> **DATA BLOCK**:
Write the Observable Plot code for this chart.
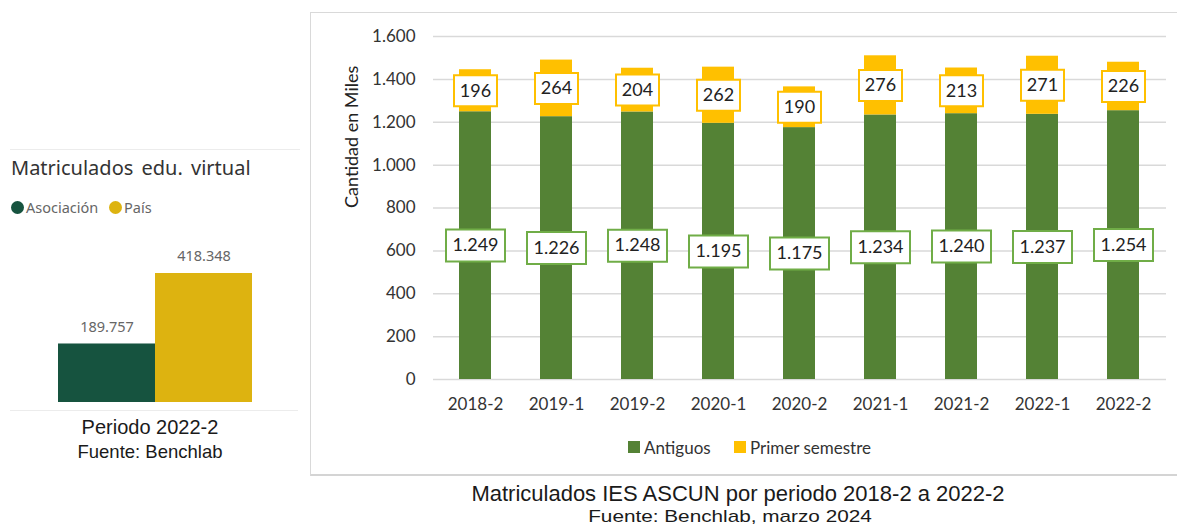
<!DOCTYPE html>
<html>
<head>
<meta charset="utf-8">
<script src="https://cdn.jsdelivr.net/npm/d3@7"></script>
<script src="https://cdn.jsdelivr.net/npm/@observablehq/plot@0.6"></script>
<style>
  html, body { margin: 0; padding: 0; background: #fff; overflow: hidden; width: 1177px; height: 527px; }
  body { position: relative; }
  .abs { position: absolute; }
  .ctr { position: absolute; transform: translate(-50%, -50%); white-space: nowrap; }
  .lft { position: absolute; transform: translate(0, -50%); white-space: nowrap; }
</style>
</head>
<body>
<div id="root"></div>
<script>
// ---------- data ----------
const periodos = ["2018-2", "2019-1", "2019-2", "2020-1", "2020-2", "2021-1", "2021-2", "2022-1", "2022-2"];
const antiguos = [1249, 1226, 1248, 1195, 1175, 1234, 1240, 1237, 1254];
const primerSemestre = [196, 264, 204, 262, 190, 276, 213, 271, 226];
const series = ["Antiguos", "Primer semestre"];
const yTicks = [0, 200, 400, 600, 800, 1000, 1200, 1400, 1600];
const yTitle = "Cantidad en Miles";

const virtualGrupos = ["Asociación", "País"];
const virtualValores = [189757, 418348];

// ---------- helpers ----------
const es = d3.formatLocale({decimal: ",", thousands: ".", grouping: [3], currency: ["$", ""]});
const fmt = es.format(",d");
const root = document.getElementById("root");
function el(tag, cls, style, text) {
  const e = document.createElement(tag);
  if (cls) e.className = cls;
  Object.assign(e.style, style);
  if (text != null) e.textContent = text;
  root.appendChild(e);
  return e;
}
const boxSymbol = (w, h) => ({draw(ctx) { ctx.rect(-w / 2, -h / 2, w, h); }});

// ---------- right chart ----------
const rows = [];
const labA = [];
const labP = [];
periodos.forEach((p, i) => {
  rows.push({periodo: p, serie: series[0], valor: antiguos[i]});
  rows.push({periodo: p, serie: series[1], valor: primerSemestre[i]});
  labA.push({periodo: p, valor: antiguos[i], mid: antiguos[i] / 2});
  labP.push({periodo: p, valor: primerSemestre[i], mid: antiguos[i] + primerSemestre[i] / 2});
});

// frame
el("div", "abs", {left: "310px", top: "12px", width: "900px", height: "464px",
  border: "1.5px solid #d9d9d9", borderBottom: "2.5px solid #d4d4d4", boxSizing: "border-box"});

const right = Plot.plot({
  width: 867,
  height: 420,
  marginLeft: 123,
  marginRight: 11,
  marginTop: 24,
  marginBottom: 53,
  style: {fontFamily: "Lato, sans-serif", color: "#333", background: "transparent", overflow: "visible"},
  x: {domain: periodos, paddingInner: 0.6, paddingOuter: 0.3, label: null},
  y: {domain: [0, 1600], label: null},
  color: {domain: series, range: ["#548235", "#FFC000"]},
  marks: [
    Plot.gridY(yTicks, {stroke: "#d9d9d9", strokeOpacity: 1, strokeWidth: 1.5}),
    Plot.axisY(yTicks, {tickSize: 0, tickPadding: 18, tickFormat: fmt, fontSize: 17, label: null, fill: "#333"}),
    Plot.axisX({tickSize: 0, tickPadding: 18, fontSize: 17, label: null, fill: "#333"}),
    Plot.text([yTitle], {text: d => d, frameAnchor: "left", rotate: -90, dx: -81, fontSize: 18, fill: "#222"}),
    Plot.barY(rows, {x: "periodo", y: "valor", fill: "serie"}),
    Plot.dot(labA, {x: "periodo", y: "mid", symbol: boxSymbol(59, 32), fill: "white", stroke: "#70AD47", strokeWidth: 2}),
    Plot.text(labA, {x: "periodo", y: "mid", text: d => fmt(d.valor), fontSize: 18, fill: "#222"}),
    Plot.dot(labP, {x: "periodo", y: "mid", symbol: boxSymbol(43, 31), fill: "white", stroke: "#FFC000", strokeWidth: 2}),
    Plot.text(labP, {x: "periodo", y: "mid", text: d => fmt(d.valor), fontSize: 18, fill: "#222"})
  ]
});
Object.assign(right.style, {position: "absolute", left: "310px", top: "12px"});
root.appendChild(right);

// legend (right)
const legendColors = ["#548235", "#FFC000"];
el("div", "abs", {left: "628px", top: "441px", width: "12px", height: "12px", background: legendColors[0]});
el("div", "lft", {left: "644px", top: "447px", font: "17px Lato, sans-serif", color: "#333"}, series[0]);
el("div", "abs", {left: "734px", top: "441px", width: "12px", height: "12px", background: legendColors[1]});
el("div", "lft", {left: "750px", top: "447px", font: "17px Lato, sans-serif", color: "#333"}, series[1]);

// captions (right)
el("div", "ctr", {left: "738px", top: "494px", font: "22px 'Liberation Sans', Arial, sans-serif", color: "#1a1a1a"},
  "Matriculados IES ASCUN por periodo 2018-2 a 2022-2");
el("div", "ctr", {left: "730px", top: "517px", font: "17px 'Liberation Sans', Arial, sans-serif", color: "#1a1a1a",
  transform: "translate(-50%, -50%) scaleX(1.22)"},
  "Fuente: Benchlab, marzo 2024");

// ---------- left chart ----------
el("div", "abs", {left: "10px", top: "149px", width: "290px", height: "1px", background: "#ececec"});
el("div", "lft", {left: "11px", top: "167px", font: "20px 'Noto Sans', 'Open Sans', sans-serif", color: "#333", wordSpacing: "3px"},
  "Matriculados edu. virtual");
const vColors = ["#16533F", "#DDB310"];
el("div", "abs", {left: "11px", top: "201px", width: "13px", height: "13px", borderRadius: "50%", background: vColors[0]});
el("div", "lft", {left: "26px", top: "207px", font: "14.5px 'Noto Sans', 'Open Sans', sans-serif", color: "#666"}, virtualGrupos[0]);
el("div", "abs", {left: "109px", top: "201px", width: "13px", height: "13px", borderRadius: "50%", background: vColors[1]});
el("div", "lft", {left: "124px", top: "207px", font: "14.5px 'Noto Sans', 'Open Sans', sans-serif", color: "#666"}, virtualGrupos[1]);

const vRows = virtualGrupos.map((g, i) => ({grupo: g, valor: virtualValores[i]}));
const left = Plot.plot({
  width: 300,
  height: 175,
  marginLeft: 58,
  marginRight: 48,
  marginTop: 33,
  marginBottom: 13,
  style: {fontFamily: "'Noto Sans', sans-serif", background: "transparent", overflow: "visible"},
  x: {domain: virtualGrupos, padding: 0, axis: null},
  y: {domain: [0, d3.max(virtualValores)], axis: null},
  color: {domain: virtualGrupos, range: vColors},
  marks: [
    Plot.barY(vRows, {x: "grupo", y: "valor", fill: "grupo"}),
    Plot.text(vRows, {x: "grupo", y: "valor", text: d => fmt(d.valor), dy: -17, fontSize: 14.5, fill: "#666"})
  ]
});
Object.assign(left.style, {position: "absolute", left: "0px", top: "240px"});
root.appendChild(left);

el("div", "abs", {left: "10px", top: "410px", width: "288px", height: "1px", background: "#ececec"});
el("div", "ctr", {left: "150px", top: "427px", font: "20px 'Liberation Sans', Arial, sans-serif", color: "#1a1a1a"}, "Periodo 2022-2");
el("div", "ctr", {left: "150px", top: "452px", font: "18.5px 'Liberation Sans', Arial, sans-serif", color: "#1a1a1a"}, "Fuente: Benchlab");
</script>
</body>
</html>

> **STATED GOAL**: Take every line containing the word "chart" and copy it.

> **THE RESPONSE**:
Write the Observable Plot code for this chart.
// ---------- right chart ----------
// ---------- left chart ----------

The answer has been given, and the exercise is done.